→ WORK INSTRUCTIONS
Lines with "Output the Python" and "ax.set_ylim(0, 10)" mark the range, both included. Reproduce exactly that stretch, without pictures.

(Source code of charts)
---

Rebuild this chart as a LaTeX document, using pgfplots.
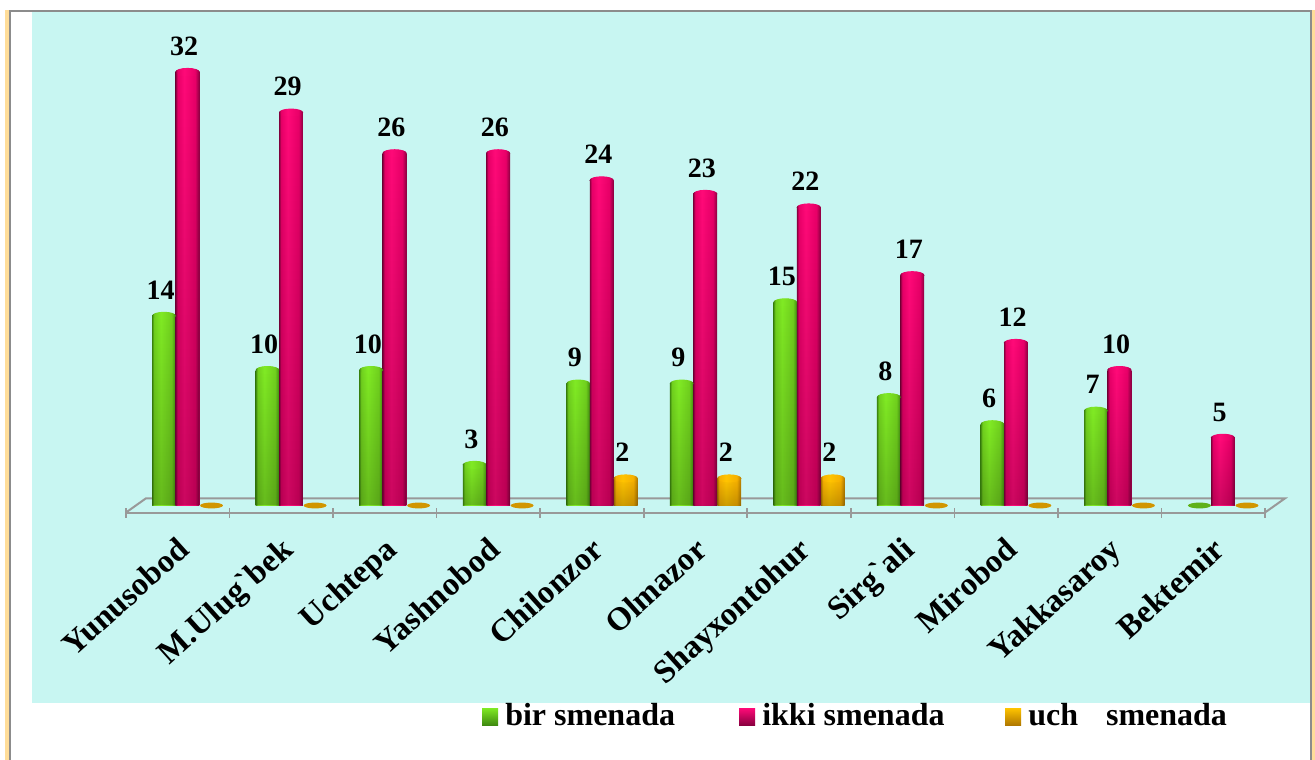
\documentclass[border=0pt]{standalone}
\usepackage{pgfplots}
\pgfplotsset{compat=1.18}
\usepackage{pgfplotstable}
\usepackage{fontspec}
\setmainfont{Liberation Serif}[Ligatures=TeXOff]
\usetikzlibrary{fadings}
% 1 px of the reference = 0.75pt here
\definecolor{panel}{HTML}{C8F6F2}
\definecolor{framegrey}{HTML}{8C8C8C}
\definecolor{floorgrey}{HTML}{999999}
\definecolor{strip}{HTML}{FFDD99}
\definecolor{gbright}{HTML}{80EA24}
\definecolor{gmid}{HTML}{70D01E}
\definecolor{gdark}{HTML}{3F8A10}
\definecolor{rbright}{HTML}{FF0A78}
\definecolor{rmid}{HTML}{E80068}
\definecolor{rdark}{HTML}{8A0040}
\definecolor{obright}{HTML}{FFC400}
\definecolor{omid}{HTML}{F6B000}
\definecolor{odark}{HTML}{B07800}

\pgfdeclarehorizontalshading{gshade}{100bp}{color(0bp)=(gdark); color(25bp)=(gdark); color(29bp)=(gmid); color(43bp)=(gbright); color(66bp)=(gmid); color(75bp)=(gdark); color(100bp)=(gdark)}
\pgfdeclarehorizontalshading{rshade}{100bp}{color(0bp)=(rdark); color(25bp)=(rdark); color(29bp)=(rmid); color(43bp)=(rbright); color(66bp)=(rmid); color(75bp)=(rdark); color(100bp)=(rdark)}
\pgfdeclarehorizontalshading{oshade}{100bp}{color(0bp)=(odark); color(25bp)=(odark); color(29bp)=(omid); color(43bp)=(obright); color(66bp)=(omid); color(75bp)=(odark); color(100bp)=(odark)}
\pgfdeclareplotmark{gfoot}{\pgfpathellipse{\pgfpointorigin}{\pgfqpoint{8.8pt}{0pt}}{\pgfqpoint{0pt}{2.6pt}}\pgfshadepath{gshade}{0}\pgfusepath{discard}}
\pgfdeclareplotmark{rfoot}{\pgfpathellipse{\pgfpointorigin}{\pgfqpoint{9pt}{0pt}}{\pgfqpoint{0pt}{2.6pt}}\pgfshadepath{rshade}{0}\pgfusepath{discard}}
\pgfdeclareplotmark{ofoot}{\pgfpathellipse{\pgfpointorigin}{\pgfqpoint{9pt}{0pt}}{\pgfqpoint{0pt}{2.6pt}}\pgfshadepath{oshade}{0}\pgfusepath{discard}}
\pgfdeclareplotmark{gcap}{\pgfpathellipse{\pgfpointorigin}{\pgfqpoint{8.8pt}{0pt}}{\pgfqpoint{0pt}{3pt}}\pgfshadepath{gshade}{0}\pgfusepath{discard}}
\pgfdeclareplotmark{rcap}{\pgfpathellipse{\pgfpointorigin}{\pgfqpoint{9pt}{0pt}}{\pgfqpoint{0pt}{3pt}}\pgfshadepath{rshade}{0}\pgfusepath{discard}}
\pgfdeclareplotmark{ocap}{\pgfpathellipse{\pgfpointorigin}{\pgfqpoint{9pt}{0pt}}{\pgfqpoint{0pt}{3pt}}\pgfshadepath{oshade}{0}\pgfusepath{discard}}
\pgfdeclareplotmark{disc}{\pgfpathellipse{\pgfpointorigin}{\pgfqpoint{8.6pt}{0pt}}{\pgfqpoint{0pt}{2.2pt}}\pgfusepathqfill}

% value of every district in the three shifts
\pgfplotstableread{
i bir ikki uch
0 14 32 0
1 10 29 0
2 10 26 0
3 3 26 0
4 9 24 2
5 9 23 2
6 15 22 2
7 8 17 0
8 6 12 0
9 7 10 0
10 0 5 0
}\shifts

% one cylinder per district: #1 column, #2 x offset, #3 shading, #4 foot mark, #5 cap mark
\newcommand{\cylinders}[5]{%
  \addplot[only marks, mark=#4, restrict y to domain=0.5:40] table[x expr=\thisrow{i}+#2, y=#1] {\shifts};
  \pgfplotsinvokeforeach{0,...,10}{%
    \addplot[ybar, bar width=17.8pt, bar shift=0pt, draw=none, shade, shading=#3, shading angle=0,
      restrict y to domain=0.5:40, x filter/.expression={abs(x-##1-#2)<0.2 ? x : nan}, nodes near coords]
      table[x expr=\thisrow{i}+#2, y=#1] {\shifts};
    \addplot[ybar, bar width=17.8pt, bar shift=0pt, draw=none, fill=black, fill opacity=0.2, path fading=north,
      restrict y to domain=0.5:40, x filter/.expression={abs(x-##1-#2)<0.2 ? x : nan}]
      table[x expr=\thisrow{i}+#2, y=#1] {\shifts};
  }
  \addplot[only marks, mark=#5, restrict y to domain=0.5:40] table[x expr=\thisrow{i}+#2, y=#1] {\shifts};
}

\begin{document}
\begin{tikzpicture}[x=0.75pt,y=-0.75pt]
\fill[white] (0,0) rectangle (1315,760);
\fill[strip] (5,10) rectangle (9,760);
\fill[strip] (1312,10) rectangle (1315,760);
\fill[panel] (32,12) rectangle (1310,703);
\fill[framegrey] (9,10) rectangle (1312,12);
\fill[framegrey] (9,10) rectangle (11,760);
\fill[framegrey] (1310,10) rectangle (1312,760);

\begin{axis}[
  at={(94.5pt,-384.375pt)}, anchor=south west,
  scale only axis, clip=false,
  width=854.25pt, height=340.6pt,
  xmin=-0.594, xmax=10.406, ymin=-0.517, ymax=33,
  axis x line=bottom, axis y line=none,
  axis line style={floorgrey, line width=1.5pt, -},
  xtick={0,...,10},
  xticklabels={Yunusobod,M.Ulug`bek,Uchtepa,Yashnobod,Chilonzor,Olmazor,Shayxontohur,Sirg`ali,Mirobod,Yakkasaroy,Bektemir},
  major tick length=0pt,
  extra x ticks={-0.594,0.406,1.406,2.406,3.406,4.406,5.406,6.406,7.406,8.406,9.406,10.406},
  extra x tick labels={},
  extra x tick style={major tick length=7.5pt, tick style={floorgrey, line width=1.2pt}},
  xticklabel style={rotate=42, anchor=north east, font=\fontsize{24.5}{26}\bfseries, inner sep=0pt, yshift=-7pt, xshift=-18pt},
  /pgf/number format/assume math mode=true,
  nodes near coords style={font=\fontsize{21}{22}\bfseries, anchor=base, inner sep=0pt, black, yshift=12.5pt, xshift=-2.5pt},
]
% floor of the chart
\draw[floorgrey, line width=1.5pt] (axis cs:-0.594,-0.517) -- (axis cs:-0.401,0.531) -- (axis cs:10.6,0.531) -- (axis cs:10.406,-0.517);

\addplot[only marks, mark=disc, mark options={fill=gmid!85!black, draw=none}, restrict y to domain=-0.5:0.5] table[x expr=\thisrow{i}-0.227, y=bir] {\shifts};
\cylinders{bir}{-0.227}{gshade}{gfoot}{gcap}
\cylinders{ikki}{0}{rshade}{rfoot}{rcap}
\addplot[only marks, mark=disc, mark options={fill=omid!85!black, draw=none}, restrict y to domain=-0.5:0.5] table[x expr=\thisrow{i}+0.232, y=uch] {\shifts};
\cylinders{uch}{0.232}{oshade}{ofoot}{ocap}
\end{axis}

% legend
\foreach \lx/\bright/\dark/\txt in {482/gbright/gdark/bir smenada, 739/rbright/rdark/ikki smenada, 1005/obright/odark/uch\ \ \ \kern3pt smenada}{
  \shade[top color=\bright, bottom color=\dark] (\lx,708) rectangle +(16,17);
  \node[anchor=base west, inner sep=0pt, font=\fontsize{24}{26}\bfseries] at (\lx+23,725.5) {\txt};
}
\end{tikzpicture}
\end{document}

---

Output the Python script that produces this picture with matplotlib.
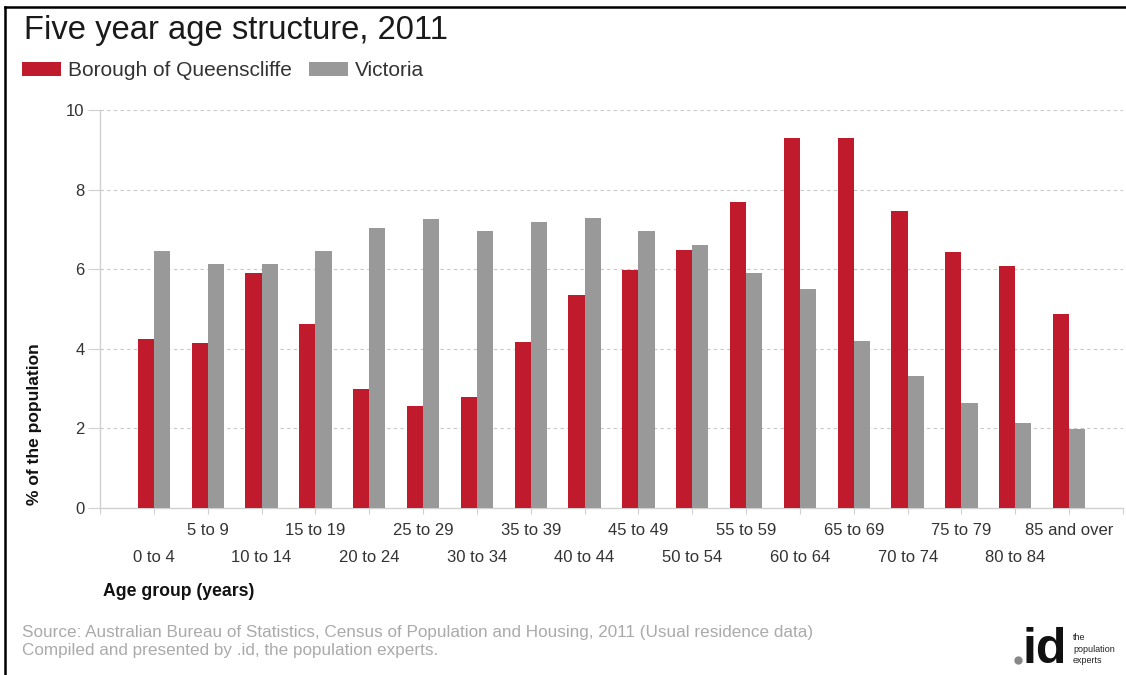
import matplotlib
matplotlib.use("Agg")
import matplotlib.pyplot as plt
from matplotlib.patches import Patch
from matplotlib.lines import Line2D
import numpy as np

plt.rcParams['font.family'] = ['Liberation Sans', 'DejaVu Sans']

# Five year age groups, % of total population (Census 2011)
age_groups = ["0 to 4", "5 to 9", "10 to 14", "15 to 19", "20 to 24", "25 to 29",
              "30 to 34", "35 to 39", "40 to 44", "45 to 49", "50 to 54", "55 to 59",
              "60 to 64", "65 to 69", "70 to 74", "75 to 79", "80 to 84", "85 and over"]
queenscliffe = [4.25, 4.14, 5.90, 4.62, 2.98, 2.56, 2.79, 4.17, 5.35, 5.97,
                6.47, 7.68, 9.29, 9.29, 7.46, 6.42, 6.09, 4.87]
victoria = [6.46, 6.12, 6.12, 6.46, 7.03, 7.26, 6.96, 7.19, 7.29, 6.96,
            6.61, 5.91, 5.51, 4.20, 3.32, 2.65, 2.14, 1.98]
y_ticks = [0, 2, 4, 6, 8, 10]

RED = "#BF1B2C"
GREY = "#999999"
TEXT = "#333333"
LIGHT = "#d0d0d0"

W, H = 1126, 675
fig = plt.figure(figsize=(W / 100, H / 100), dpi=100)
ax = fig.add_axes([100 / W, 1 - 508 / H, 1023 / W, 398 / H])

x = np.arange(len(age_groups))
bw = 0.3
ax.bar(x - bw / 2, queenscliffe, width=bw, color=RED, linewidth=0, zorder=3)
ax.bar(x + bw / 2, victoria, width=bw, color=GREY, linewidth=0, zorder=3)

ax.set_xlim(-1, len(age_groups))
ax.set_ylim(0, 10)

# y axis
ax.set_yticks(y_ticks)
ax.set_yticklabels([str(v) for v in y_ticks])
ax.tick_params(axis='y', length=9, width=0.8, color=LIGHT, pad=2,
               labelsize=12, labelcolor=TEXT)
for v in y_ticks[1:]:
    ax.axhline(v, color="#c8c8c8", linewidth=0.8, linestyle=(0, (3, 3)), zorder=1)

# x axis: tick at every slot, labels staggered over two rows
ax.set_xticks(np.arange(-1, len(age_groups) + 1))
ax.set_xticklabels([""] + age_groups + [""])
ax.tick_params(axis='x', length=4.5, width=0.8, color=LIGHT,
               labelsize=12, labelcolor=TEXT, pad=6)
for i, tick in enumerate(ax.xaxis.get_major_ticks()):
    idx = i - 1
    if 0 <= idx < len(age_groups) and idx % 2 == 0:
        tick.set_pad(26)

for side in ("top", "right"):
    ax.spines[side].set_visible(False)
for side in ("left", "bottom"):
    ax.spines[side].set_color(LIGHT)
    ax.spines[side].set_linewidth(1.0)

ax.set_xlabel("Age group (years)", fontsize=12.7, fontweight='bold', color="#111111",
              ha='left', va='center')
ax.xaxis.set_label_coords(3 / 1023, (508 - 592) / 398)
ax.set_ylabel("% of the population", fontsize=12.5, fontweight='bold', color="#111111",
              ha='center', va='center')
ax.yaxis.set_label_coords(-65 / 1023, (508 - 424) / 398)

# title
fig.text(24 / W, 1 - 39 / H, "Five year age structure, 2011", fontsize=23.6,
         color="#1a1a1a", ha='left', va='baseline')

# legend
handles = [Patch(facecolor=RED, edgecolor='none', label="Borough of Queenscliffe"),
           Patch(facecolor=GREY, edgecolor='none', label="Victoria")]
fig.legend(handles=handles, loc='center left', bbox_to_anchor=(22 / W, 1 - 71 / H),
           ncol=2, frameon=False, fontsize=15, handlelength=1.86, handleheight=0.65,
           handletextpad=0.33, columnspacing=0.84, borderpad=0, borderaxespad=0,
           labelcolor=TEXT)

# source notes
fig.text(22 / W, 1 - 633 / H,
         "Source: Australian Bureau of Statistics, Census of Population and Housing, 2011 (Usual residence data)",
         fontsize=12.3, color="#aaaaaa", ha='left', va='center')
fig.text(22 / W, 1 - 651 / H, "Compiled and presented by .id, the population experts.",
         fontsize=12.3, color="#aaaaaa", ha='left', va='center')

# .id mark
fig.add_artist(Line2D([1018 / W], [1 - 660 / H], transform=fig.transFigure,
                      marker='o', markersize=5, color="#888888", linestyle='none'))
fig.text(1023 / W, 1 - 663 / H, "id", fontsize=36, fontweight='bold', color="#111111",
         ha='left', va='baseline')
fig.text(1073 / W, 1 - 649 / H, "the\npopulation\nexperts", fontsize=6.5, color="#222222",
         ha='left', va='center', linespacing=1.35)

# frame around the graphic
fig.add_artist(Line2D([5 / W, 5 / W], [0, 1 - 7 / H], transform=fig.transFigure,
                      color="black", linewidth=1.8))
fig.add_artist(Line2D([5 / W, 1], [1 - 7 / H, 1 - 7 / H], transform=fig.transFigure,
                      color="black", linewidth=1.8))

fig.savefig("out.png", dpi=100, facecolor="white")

---

→ TASK OUTPUT
Output the Python script that produces this picture with matplotlib.
import matplotlib
matplotlib.use("Agg")
import matplotlib.pyplot as plt
from matplotlib.patches import Patch
from matplotlib.lines import Line2D
import numpy as np

plt.rcParams['font.family'] = ['Liberation Sans', 'DejaVu Sans']

# Five year age groups, % of total population (Census 2011)
age_groups = ["0 to 4", "5 to 9", "10 to 14", "15 to 19", "20 to 24", "25 to 29",
              "30 to 34", "35 to 39", "40 to 44", "45 to 49", "50 to 54", "55 to 59",
              "60 to 64", "65 to 69", "70 to 74", "75 to 79", "80 to 84", "85 and over"]
queenscliffe = [4.25, 4.14, 5.90, 4.62, 2.98, 2.56, 2.79, 4.17, 5.35, 5.97,
                6.47, 7.68, 9.29, 9.29, 7.46, 6.42, 6.09, 4.87]
victoria = [6.46, 6.12, 6.12, 6.46, 7.03, 7.26, 6.96, 7.19, 7.29, 6.96,
            6.61, 5.91, 5.51, 4.20, 3.32, 2.65, 2.14, 1.98]
y_ticks = [0, 2, 4, 6, 8, 10]

RED = "#BF1B2C"
GREY = "#999999"
TEXT = "#333333"
LIGHT = "#d0d0d0"

W, H = 1126, 675
fig = plt.figure(figsize=(W / 100, H / 100), dpi=100)
ax = fig.add_axes([100 / W, 1 - 508 / H, 1023 / W, 398 / H])

x = np.arange(len(age_groups))
bw = 0.3
ax.bar(x - bw / 2, queenscliffe, width=bw, color=RED, linewidth=0, zorder=3)
ax.bar(x + bw / 2, victoria, width=bw, color=GREY, linewidth=0, zorder=3)

ax.set_xlim(-1, len(age_groups))
ax.set_ylim(0, 10)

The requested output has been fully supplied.